Housing Supply and Affordability: The Government of Canada ensure permanent public transit funding contributes to efforts to improve housing affordability by ensuring the system design creates affordable, comfortable and convenient transportation between smaller centers and large cities. This would make living in smaller communities that often have lower housing prices more attractive – and it would also help keep smaller communities vibrant, preventing decline and deterioration of their housing stock. Excellent inter-city transit would help communities support a wider array of services and businesses, and would also provide access to big city amenities when needed or desired. Better rural transit would improve the quality of life for rural people, making farming a more attractive career choice for young people.

A Clean and Healthy Environment: Permanent public transit funding can reduce overall GHG emissions and accelerate Canada’s path towards achieving net-zero by guaranteeing freedom of mobility in all parts of Canada. This would reduce the necessity of private cars for every trip made by people in less urbanized areas. New public transit should use electric fleets and electric trains.
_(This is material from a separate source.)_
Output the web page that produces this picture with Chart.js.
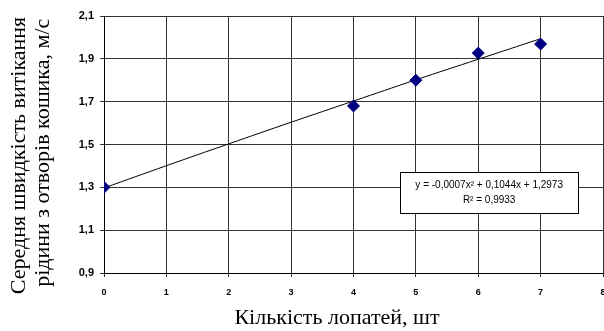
<!DOCTYPE html>
<html>
<head>
<meta charset="utf-8">
<script src="https://cdn.jsdelivr.net/npm/chart.js@4"></script>
<style>
  html, body { margin: 0; padding: 0; background: #fff; overflow: hidden; }
  #wrap { width: 604px; height: 331px; overflow: hidden; }
</style>
</head>
<body>
<div id="wrap"><canvas id="c" width="610" height="331"></canvas></div>
<script>
'use strict';

// blade counts and measured mean outflow speed
const bladeCounts = [0, 4, 5, 6, 7];
const speeds = [1.30, 1.68, 1.80, 1.927, 1.969];

// trend line (poly fit shown in the box)
const trendX = [0, 1, 2, 3, 4, 5, 6, 7];
const trendY = [1.297, 1.401, 1.503, 1.604, 1.703, 1.802, 1.898, 1.994];

const xTicks = [0, 1, 2, 3, 4, 5, 6, 7, 8];
const yTicks = [0.9, 1.1, 1.3, 1.5, 1.7, 1.9, 2.1];

const eqLines = ['y = -0,0007x² + 0,1044x + 1,2973', 'R² = 0,9933'];

const comma = v => v.toFixed(1).replace('.', ',');

// ── Equation box ─────────────────────────────────────────────────────────────
const eqBox = {
  id: 'eqBox',
  afterDraw(chart) {
    const { ctx } = chart;
    const xs = chart.scales.x, ys = chart.scales.y;
    const left = xs.getPixelForValue(4.75), right = xs.getPixelForValue(7.6);
    const top = ys.getPixelForValue(1.37), bottom = ys.getPixelForValue(1.18);
    ctx.save();
    ctx.fillStyle = '#fff';
    ctx.fillRect(left, top, right - left, bottom - top);
    ctx.strokeStyle = '#000';
    ctx.lineWidth = 1;
    ctx.strokeRect(Math.round(left) + 0.5, Math.round(top) + 0.5, Math.round(right - left), Math.round(bottom - top));
    ctx.fillStyle = '#000';
    ctx.font = '10px "Liberation Sans", Arial, sans-serif';
    ctx.textAlign = 'center';
    ctx.textBaseline = 'middle';
    const cx = (left + right) / 2;
    ctx.fillText(eqLines[0], cx, top + 13);
    ctx.fillText(eqLines[1], cx, top + 28);
    ctx.restore();
  },
};

new Chart(document.getElementById('c'), {
  type: 'scatter',
  data: {
    datasets: [
      {
        label: 'trend',
        type: 'line',
        data: trendX.map((x, i) => ({ x, y: trendY[i] })),
        borderColor: '#000',
        borderWidth: 1,
        pointRadius: 0,
        tension: 0.4,
        fill: false,
        order: 2,
      },
      {
        label: 'speed',
        data: bladeCounts.map((x, i) => ({ x, y: speeds[i] })),
        pointStyle: 'rectRot',
        pointRadius: 6,
        backgroundColor: '#000080',
        borderColor: '#000080',
        borderWidth: 1,
        order: 1,
      },
    ],
  },
  plugins: [eqBox],
  options: {
    responsive: false,
    animation: false,
    events: [],
    layout: { padding: { top: 16, right: 0, left: 0, bottom: 0 } },
    plugins: { legend: { display: false }, tooltip: { enabled: false } },
    scales: {
      x: {
        type: 'linear',
        min: 0, max: 8,
        afterBuildTicks: s => { s.ticks = xTicks.map(v => ({ value: v })); },
        afterFit: s => { s.height = 58; s.paddingLeft = 0; s.paddingRight = 0; },
        grid: { color: '#333', lineWidth: 1, tickLength: 4, drawTicks: true },
        border: { color: '#000', width: 1 },
        ticks: {
          color: '#000', padding: 10, maxRotation: 0,
          font: { family: '"Liberation Sans", Arial', size: 9, weight: 'bold' },
          callback: v => String(v),
        },
        title: {
          display: true,
          text: 'Кількість лопатей, шт      ',
          color: '#000',
          font: { family: '"Liberation Serif", "Times New Roman", serif', size: 22 },
          padding: { top: 0, bottom: 0 },
        },
      },
      y: {
        min: 0.9, max: 2.1,
        afterBuildTicks: s => { s.ticks = yTicks.map(v => ({ value: v })); },
        afterFit: s => { s.width = 104; },
        grid: { color: '#333', lineWidth: 1, tickLength: 4 },
        border: { color: '#000', width: 1 },
        ticks: {
          color: '#000', padding: 6,
          font: { family: '"Liberation Sans", Arial', size: 11, weight: 'bold' },
          callback: v => comma(v),
        },
        title: {
          display: true,
          text: ['Середня швидкість витікання    ', 'рідини з отворів кошика, м/с   '],
          color: '#000',
          font: { family: '"Liberation Serif", "Times New Roman", serif', size: 22, lineHeight: 1.1 },
          padding: { top: 7, bottom: 0 },
        },
      },
    },
  },
});
</script>
</body>
</html>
Transit depots can be equipped with public charging stations to encourage and support a shift to electric cars in rural and remote areas.

Dispersed renewable energy infrastructure can be designed to integrate with electrified inter-community public transit. Renewable electricity sources located along transit routes could be set up to operate independently in the event of grid disruptions from storms. This could help reduce the impact of severe weather while also mitigating climate change by reducing emissions.

The Government of Canada can effectively support investments in zero-emission transit fleets across the country by financing transition from fossil fuel powered fleets with grants and low-interest loans, along with programs to support recovery and recycling of materials from the retiring fleets. Having a highly functional vision and plan for a national publicly funded public transit system that communities can participate in will help speed this transition by making it more attractive.

Because transportation is one of Canada’s top sources of GHG emissions, and because public transit can reduce these emissions very effectively, the growing need for climate resilience should be a major factor that informs investments in transit.

Economic Benefits: The Government of Canada can ensure that permanent public transit funding drives jobs creation and broader economic benefits by ensuring transit system jobs are unionized, and by ensuring the publicly funded national transit system is designed to provide convenient, affordable service to smaller communities.

Stronger Coordination and Planning: The Government of Canada, provincial/territorial, municipal and Indigenous governments can better coordinate and collaborate with one another to deliver the best public transit for their communities by making publicly funded public transit a priority. It may be necessary for the federal government to make a strong case for the benefits of a national public transit system that ties communities together across provincial boundaries. Public transit should be seen as both an essential service to residents of Canada and critical infrastructure that is just as valuable as fixed infrastructure like bridges and roads.

Future Proof Public Transit Investments:  The Government of Canada should not rely on alternative financing methods to support a national public transit system. Public transit needs to be publicly funded so that it supports public goals and interests. Alternative financing systems would introduce self-interested private actors, whose goals will not be aligned with better, more affordable, sustainable, and inclusive communities, the creation good jobs, GHG reduction, housing affordability and better connection between communities and improved accessibility for rural and remote residents.

Alternative financing systems such as “public-private-partnerships” have a track-record of cost over-runs, inferior quality, exploitation of labour, access restrictions, etc. Government financing is the least expensive and most appropriate option. Creating a national, climate-friendly public transit system is an immense public good that will benefit everyone, and will be in place for the long term. Investing in upfront costs to reduce costs in the future is one of the most prudent uses of public funds. Private investors that might be beneficiaries of “alternative financing systems” through interest payments or profit-guaranteed service contracts would unfairly benefit from the efforts made by all levels of government to upgrade our public transit capacity to serve future needs.

Public-private-partnerships are notorious for locking in sweet deals for the private partner and tying the hands of the public. Our investment in new public transit capacity needs to retain the flexibility to adjust to changing circumstances, as climate change is making our world less predictable.

We recommend that program design elements ensure full public financing of public transit, and that public-private partnerships and private sector financing through the Infrastructure Bank of Canada are prohibited. The Government of Canada can only ensure financing aligns with and/or supports social inclusion and related objectives by ensuring all projects are publicly financed.

Public transit should not stop at the city limits.

Now is the perfect time to create a national publicly owned, publicly funded transit system that provides safe, reliable transportation for all Canadians.

All of this respectfully submitted by

The National Farmers Union

October 2022

The National Farmers Union is a voluntary direct-membership, non-partisan, national farm organization made up of thousands of farm families from across Canada. Founded in 1969, the NFU advocates for policies that promote the dignity, prosperity and sustainable future of farmers, farm families and their communities.